* [Goal]:
Output the first line of the listing and each line after it, up to and including the line that contains "const yTicks = [-0.4, -0.2, 0.0, 0.2, 0.4, 0.6, 0.8, 1.0];", exactly as written, minus the pictures.

--- Records for the exercise ---

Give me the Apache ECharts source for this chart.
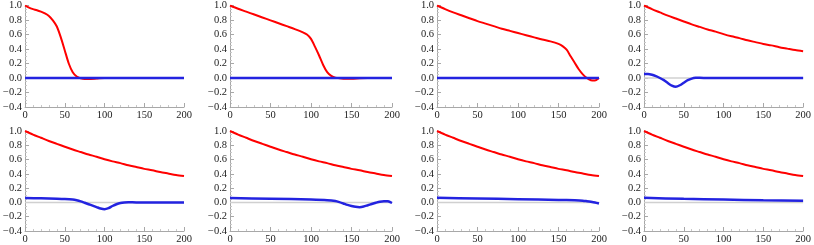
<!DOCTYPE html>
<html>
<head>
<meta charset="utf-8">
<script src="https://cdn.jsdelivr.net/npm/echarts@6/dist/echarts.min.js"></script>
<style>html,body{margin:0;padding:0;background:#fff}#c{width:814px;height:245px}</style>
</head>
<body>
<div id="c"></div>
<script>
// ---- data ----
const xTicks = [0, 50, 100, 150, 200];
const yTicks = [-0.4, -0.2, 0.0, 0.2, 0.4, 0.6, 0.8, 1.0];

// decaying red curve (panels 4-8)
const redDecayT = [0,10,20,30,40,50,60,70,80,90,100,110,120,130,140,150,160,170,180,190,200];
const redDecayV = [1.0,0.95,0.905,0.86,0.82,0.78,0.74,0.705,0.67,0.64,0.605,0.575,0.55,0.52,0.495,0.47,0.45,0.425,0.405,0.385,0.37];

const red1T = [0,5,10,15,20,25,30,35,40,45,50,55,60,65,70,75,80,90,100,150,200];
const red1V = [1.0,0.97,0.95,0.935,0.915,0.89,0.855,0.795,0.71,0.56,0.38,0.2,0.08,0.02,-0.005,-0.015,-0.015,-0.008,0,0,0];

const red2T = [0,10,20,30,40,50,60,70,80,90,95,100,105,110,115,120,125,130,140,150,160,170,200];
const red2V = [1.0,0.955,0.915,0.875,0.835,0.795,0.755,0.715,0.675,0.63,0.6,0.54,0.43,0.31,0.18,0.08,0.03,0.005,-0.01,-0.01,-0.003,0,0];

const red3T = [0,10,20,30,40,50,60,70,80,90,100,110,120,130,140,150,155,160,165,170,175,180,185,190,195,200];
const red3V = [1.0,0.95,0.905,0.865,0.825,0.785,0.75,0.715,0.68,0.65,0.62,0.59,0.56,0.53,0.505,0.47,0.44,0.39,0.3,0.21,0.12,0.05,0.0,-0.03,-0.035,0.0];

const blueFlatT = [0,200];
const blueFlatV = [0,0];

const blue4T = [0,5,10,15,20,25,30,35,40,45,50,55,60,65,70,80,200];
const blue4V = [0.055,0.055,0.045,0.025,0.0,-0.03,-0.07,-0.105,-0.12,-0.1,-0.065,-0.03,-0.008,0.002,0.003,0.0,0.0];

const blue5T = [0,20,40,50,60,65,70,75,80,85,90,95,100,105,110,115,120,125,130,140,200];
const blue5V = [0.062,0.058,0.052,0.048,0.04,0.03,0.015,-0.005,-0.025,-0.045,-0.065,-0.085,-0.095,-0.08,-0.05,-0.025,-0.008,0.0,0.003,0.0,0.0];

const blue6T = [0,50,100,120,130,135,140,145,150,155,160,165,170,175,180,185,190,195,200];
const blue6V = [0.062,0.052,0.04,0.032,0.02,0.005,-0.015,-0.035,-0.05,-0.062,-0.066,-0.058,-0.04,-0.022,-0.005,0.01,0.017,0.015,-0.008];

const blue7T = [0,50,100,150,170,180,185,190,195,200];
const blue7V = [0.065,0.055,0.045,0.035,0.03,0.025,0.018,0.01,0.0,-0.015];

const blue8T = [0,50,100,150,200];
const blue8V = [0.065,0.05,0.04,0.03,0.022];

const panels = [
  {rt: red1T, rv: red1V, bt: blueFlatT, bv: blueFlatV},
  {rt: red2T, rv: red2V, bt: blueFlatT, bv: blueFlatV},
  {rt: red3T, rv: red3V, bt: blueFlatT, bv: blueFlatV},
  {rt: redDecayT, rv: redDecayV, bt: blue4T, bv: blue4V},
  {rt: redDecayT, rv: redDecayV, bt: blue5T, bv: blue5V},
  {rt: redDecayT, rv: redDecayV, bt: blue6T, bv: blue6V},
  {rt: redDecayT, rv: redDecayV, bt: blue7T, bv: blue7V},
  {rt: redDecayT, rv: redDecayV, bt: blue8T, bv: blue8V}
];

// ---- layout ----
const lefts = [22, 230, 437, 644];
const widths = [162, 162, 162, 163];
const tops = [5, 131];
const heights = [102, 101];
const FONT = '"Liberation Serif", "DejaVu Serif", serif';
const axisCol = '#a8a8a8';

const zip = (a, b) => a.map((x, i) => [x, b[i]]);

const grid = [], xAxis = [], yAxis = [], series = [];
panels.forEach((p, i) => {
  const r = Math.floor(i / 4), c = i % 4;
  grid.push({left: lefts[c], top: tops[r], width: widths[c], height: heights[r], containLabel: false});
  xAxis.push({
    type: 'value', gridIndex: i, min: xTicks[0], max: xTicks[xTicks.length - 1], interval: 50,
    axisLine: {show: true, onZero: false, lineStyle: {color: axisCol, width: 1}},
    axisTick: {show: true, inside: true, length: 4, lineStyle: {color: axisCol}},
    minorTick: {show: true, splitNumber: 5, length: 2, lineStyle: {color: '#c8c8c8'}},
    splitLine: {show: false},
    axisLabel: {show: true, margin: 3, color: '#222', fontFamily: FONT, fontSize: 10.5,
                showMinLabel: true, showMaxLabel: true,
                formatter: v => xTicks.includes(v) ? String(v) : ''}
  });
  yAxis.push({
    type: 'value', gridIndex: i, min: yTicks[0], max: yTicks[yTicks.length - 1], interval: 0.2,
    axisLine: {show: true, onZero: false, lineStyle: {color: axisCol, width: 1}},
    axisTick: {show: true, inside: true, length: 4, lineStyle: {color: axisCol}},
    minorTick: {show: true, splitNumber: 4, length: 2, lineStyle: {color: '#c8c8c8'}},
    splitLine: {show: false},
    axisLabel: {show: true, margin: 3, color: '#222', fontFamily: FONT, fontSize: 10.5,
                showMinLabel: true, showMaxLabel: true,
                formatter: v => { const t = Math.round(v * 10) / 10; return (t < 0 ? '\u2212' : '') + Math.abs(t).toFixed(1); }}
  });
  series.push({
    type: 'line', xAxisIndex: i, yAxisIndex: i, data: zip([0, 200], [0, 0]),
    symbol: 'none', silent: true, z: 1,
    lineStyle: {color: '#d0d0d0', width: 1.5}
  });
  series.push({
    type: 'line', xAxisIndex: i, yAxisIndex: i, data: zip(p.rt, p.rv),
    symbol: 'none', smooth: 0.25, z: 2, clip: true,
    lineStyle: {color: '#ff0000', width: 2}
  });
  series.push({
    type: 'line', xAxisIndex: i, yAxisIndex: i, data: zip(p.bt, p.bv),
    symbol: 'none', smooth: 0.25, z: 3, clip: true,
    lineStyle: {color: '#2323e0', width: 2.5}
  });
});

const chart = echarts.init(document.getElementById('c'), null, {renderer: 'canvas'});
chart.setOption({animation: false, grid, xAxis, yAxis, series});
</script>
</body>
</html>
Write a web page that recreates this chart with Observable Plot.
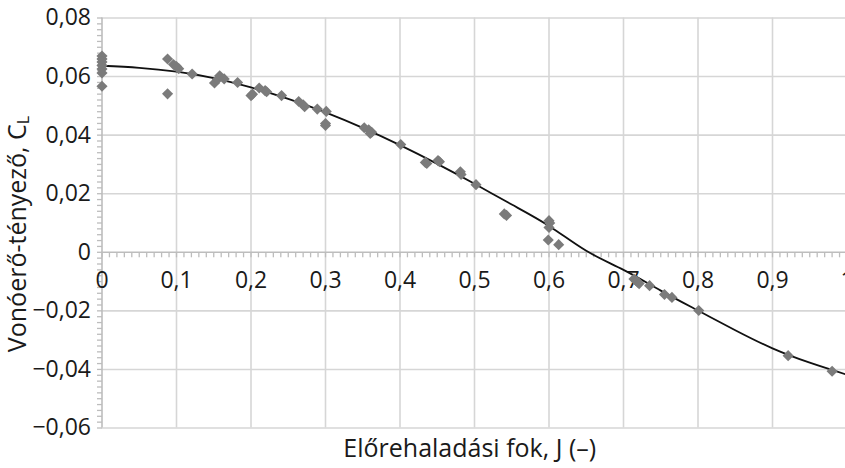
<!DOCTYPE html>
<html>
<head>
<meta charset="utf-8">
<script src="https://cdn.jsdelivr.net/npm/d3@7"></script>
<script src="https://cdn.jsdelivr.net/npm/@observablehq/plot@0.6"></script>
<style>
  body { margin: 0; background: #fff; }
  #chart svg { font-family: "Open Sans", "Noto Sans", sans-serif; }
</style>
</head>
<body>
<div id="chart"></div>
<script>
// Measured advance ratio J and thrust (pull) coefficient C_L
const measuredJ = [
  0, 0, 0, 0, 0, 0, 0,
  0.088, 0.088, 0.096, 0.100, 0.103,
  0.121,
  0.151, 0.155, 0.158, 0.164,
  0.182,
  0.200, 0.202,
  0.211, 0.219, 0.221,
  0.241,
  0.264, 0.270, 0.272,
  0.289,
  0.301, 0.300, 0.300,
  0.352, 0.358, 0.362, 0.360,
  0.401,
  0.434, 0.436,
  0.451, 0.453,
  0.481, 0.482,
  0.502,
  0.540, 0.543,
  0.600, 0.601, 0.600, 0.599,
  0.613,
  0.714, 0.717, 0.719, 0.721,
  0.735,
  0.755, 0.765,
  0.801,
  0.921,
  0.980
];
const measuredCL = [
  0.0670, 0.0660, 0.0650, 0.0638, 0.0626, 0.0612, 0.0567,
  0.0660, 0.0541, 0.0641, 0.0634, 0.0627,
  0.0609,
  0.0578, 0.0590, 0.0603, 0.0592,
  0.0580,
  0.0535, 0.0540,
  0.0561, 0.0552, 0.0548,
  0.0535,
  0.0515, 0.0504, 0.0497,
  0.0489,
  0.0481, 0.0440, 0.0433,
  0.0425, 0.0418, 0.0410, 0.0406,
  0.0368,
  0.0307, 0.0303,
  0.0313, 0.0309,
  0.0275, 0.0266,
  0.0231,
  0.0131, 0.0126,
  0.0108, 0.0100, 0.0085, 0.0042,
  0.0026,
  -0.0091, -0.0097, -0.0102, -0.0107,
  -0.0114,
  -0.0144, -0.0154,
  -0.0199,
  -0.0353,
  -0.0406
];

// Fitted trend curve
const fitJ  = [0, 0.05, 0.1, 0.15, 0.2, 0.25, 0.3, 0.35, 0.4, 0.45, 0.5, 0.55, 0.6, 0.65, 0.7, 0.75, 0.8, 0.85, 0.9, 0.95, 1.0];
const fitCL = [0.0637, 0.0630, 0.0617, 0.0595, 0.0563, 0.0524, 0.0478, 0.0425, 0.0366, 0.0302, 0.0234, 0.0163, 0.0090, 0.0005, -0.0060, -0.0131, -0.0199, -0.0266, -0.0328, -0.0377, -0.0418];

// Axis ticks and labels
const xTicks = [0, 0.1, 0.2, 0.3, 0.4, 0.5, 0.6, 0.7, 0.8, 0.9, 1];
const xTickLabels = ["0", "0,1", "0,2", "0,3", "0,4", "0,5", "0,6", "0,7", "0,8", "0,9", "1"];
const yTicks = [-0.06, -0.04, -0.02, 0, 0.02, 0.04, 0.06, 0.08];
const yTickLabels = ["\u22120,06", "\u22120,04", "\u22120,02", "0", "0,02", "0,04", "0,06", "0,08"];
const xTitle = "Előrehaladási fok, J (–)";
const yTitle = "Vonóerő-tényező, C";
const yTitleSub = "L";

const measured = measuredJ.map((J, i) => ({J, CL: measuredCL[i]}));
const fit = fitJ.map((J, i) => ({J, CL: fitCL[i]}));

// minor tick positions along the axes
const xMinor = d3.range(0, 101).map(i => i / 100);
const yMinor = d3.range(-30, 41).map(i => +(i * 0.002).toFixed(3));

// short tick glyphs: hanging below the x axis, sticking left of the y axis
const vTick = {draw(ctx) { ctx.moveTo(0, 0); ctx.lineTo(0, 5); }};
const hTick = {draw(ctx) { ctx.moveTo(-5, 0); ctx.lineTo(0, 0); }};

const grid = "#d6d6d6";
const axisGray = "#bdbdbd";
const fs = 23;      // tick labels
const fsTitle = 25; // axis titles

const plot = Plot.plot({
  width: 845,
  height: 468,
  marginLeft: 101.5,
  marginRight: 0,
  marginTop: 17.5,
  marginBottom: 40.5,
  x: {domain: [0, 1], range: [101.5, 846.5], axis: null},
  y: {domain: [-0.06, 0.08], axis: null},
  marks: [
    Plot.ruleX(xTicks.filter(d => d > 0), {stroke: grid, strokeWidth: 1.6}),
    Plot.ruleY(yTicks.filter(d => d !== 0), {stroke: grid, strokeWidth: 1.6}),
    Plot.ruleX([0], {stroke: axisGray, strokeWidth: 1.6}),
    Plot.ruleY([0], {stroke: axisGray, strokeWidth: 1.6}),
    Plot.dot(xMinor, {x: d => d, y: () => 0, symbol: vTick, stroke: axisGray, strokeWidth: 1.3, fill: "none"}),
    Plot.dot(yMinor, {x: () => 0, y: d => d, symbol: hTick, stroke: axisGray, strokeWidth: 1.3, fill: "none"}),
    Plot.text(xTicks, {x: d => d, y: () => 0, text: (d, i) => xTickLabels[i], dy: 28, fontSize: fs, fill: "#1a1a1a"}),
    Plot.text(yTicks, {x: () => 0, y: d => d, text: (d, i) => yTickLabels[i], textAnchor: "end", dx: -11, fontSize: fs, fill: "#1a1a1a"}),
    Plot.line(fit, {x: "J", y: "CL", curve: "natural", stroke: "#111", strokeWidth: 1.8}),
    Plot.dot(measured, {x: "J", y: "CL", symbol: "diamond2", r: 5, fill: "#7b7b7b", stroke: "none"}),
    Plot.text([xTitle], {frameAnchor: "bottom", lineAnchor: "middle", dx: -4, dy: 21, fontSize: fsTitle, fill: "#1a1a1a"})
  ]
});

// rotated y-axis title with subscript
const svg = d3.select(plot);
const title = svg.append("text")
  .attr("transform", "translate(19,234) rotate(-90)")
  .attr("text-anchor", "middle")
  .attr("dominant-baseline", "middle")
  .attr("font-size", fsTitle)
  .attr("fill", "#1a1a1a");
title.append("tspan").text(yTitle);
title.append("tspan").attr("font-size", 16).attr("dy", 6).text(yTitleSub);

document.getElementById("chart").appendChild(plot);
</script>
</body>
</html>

---

* [Complete response]:
Give me the Apache ECharts source for this chart.
<!DOCTYPE html>
<html>
<head>
<meta charset="utf-8">
<script src="https://cdn.jsdelivr.net/npm/echarts@6/dist/echarts.min.js"></script>
<style>html,body{margin:0;padding:0;background:#fff}#c{width:814px;height:245px}</style>
</head>
<body>
<div id="c"></div>
<script>
// ---- data ----
const xTicks = [0, 50, 100, 150, 200];
const yTicks = [-0.4, -0.2, 0.0, 0.2, 0.4, 0.6, 0.8, 1.0];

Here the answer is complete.